(Records with drawing code)
--------------------------------------------------

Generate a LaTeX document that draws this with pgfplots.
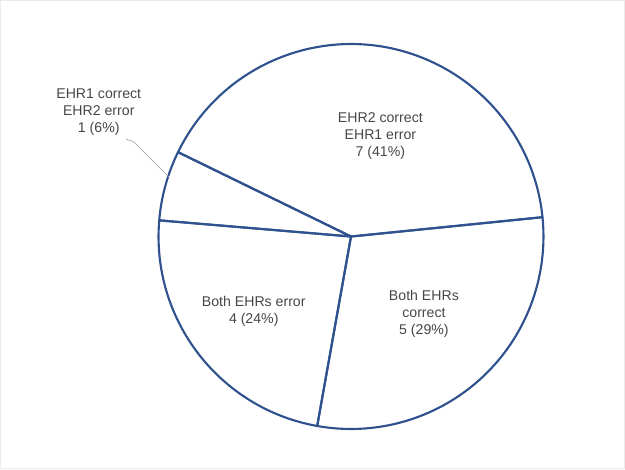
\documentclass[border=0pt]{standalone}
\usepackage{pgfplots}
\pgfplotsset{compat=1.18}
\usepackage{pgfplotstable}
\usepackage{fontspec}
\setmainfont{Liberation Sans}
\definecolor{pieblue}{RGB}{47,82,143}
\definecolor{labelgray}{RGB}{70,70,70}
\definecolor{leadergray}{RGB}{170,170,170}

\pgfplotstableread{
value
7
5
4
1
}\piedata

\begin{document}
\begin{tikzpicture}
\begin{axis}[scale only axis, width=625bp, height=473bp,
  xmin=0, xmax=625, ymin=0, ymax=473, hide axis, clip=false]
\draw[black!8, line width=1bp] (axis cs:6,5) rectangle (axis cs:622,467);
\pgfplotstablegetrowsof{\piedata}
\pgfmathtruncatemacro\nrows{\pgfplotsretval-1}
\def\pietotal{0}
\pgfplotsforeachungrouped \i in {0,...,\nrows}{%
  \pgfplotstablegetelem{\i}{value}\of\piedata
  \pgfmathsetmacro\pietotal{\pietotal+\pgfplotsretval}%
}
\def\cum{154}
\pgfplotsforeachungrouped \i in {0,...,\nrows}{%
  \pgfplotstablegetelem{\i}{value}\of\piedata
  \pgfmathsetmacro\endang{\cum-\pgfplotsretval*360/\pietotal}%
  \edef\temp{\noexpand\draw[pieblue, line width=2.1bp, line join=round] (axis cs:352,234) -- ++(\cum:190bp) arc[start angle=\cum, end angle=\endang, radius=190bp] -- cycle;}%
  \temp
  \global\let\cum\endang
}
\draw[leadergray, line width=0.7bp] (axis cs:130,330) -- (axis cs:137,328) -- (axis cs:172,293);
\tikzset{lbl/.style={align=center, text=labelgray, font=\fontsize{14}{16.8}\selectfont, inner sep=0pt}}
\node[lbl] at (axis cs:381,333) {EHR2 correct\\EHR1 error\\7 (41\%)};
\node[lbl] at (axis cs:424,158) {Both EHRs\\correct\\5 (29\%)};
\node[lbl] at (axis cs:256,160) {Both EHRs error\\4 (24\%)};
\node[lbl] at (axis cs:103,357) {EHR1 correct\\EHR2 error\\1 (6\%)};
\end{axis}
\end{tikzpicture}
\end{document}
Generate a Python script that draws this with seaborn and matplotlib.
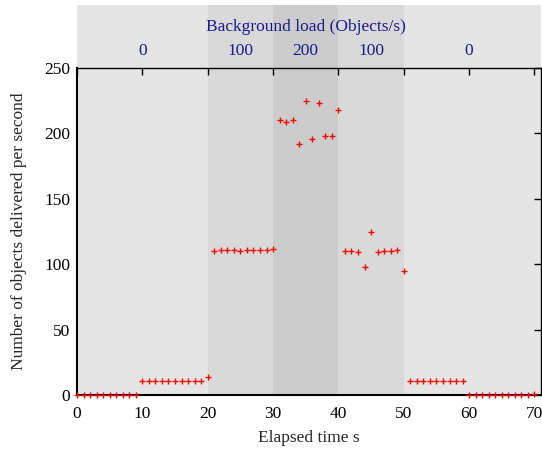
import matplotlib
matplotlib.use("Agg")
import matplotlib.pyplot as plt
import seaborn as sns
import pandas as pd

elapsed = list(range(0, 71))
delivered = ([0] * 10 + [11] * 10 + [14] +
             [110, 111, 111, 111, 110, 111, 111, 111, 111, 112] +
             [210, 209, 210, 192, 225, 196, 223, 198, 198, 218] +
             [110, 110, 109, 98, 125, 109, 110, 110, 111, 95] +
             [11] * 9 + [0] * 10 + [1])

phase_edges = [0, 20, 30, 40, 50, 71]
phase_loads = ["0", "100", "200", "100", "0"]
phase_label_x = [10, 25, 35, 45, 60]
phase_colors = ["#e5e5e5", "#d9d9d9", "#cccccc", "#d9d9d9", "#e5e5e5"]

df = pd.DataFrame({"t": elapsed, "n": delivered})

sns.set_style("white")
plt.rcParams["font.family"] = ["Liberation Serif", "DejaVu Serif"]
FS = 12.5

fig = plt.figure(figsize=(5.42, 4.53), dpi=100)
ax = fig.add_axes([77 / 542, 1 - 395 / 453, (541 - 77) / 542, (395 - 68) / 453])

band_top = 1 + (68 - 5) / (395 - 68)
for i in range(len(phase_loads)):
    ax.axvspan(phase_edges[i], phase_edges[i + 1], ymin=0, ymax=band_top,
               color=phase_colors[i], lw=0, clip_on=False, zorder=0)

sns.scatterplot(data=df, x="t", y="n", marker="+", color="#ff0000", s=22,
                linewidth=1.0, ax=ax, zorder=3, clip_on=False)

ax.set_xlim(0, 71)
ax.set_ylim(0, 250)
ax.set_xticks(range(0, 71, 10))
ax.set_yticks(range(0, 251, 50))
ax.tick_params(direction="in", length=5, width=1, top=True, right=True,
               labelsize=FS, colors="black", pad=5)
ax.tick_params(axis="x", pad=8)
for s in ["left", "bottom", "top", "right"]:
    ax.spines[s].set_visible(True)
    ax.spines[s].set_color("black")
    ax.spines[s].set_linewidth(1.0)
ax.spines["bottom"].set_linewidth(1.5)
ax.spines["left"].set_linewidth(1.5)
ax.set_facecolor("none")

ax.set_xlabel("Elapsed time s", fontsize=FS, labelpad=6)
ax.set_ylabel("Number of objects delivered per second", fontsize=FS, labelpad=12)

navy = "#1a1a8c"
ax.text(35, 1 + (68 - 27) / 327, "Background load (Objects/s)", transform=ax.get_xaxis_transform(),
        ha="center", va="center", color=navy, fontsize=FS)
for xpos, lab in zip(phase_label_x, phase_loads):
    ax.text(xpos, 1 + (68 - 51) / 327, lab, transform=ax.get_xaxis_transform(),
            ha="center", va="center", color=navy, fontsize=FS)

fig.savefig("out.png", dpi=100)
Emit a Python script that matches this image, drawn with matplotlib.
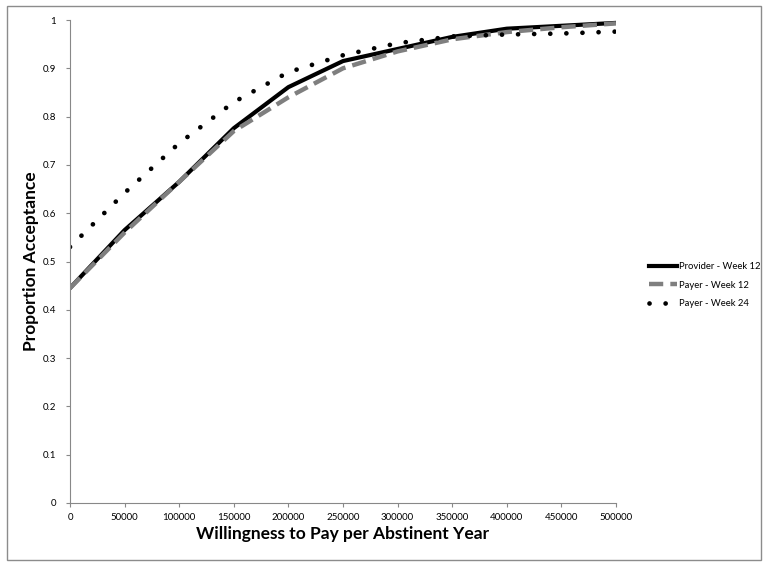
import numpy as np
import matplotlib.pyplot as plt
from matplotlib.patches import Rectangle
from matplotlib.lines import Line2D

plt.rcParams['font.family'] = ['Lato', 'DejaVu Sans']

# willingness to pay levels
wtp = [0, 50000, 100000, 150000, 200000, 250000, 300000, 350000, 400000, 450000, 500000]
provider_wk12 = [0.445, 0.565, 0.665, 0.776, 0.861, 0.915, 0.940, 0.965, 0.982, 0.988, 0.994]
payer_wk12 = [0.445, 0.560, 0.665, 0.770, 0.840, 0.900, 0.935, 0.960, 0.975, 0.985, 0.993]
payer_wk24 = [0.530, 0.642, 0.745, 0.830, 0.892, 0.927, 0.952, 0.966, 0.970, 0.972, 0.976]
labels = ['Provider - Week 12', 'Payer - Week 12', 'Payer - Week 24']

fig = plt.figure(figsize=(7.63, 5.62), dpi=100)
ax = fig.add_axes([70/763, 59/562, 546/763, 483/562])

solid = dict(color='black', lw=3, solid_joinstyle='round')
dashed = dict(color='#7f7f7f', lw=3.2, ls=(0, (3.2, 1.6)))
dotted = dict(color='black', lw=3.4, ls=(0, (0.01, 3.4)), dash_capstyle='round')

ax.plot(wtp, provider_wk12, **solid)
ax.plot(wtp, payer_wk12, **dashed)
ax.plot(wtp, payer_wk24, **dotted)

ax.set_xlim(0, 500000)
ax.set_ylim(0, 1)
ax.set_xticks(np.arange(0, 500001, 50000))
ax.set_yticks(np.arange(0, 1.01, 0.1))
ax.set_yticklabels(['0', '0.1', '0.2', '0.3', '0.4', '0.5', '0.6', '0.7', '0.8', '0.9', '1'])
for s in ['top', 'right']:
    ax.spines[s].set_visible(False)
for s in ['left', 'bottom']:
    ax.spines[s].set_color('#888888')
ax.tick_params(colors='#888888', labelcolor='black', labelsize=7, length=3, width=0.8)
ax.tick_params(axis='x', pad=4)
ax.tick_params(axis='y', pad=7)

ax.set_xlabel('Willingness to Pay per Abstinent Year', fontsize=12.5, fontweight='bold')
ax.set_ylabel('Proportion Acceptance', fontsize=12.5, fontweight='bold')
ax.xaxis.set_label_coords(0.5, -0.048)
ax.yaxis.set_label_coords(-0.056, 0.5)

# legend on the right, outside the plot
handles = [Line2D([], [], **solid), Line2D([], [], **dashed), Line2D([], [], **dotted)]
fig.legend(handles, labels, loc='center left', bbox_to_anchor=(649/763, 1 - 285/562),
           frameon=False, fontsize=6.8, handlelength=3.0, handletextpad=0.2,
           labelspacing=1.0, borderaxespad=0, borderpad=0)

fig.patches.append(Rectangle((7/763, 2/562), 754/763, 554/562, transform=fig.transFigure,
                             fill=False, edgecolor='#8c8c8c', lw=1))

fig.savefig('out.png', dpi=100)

--------------------------------------------------

_Goal:_ Count how many lines above carry the word "Python". Only the number is required.

_Exercise result:_ 2